192 pp., 6.125 x 9.25, 18 halftones, appends., bibl., index
Voices of Gay, Lesbian, and Transgender Steelworkers
Even as substantial legal and social victories are being celebrated within the gay rights movement, much of working-class America still exists outside the current narratives of gay liberation. In Steel Closets, Anne Balay draws on oral history interviews with forty gay, lesbian, and transgender steelworkers, mostly living in northwestern Indiana, to give voice to this previously silent and invisible population. She presents powerful stories of the intersections of work, class, gender, and sexual identity in the dangerous industrial setting of the steel mill. The voices and stories captured by Balay--by turns alarming, heroic, funny, and devastating--challenge contemporary understandings of what it means to be queer and shed light on the incredible homophobia and violence faced by many: nearly all of Balay's narrators remain closeted at work, and many have experienced harassment, violence, or rape.
Through the powerful voices of queer steelworkers themselves, Steel Closets provides rich insight into an understudied part of the LGBT population, contributing to a growing body of scholarship that aims to reveal and analyze a broader range of gay life in America.
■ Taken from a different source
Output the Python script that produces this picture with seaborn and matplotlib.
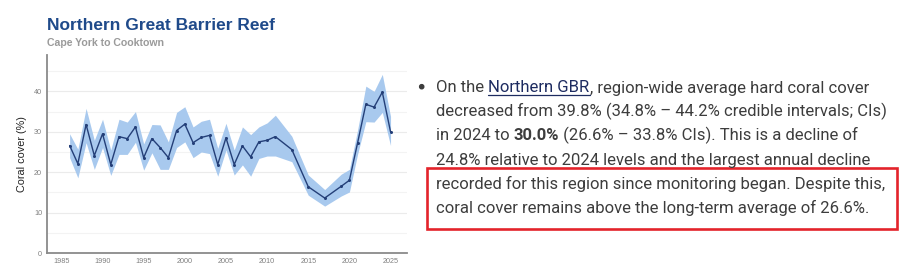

"Their stories challenge our convenient stereotypes of what it means to be queer and how that has changed through time."
--Chicago Sun Times
"[A] well-wrought contribution to LGBT studies."
“An eye-opening read; you won’t forget these interviews.”
"This book is a great pleasure to read. It stands at the forefront of labor studies and queer studies. More important, it chronicles the amazing stories and reveals the hidden worlds of gay steelworkers."
--Steve Estes, author of Ask and Tell: Gay and Lesbian Veterans Speak Out
“A fascinating and insightful look into the lives of queer steel mill workers. . . . Covering a multi-generational and cross-gender segment of this workforce, this book contributes to the ever-growing body of scholarship on working-class queers who exist outside the metropole but whose life histories are nonetheless a critical (but often missing) part of the queer historical archive.”
--E. Patrick Johnson, author of Sweet Tea: Black Gay Men of the South
"Too much of current popular culture and academic literature either omits any mention of working class queers, or dismisses them with stereotypes. Balay gets right down to work, letting LGBT steelworkers speak for themselves and bringing to their voices her own coherent, readable perspective."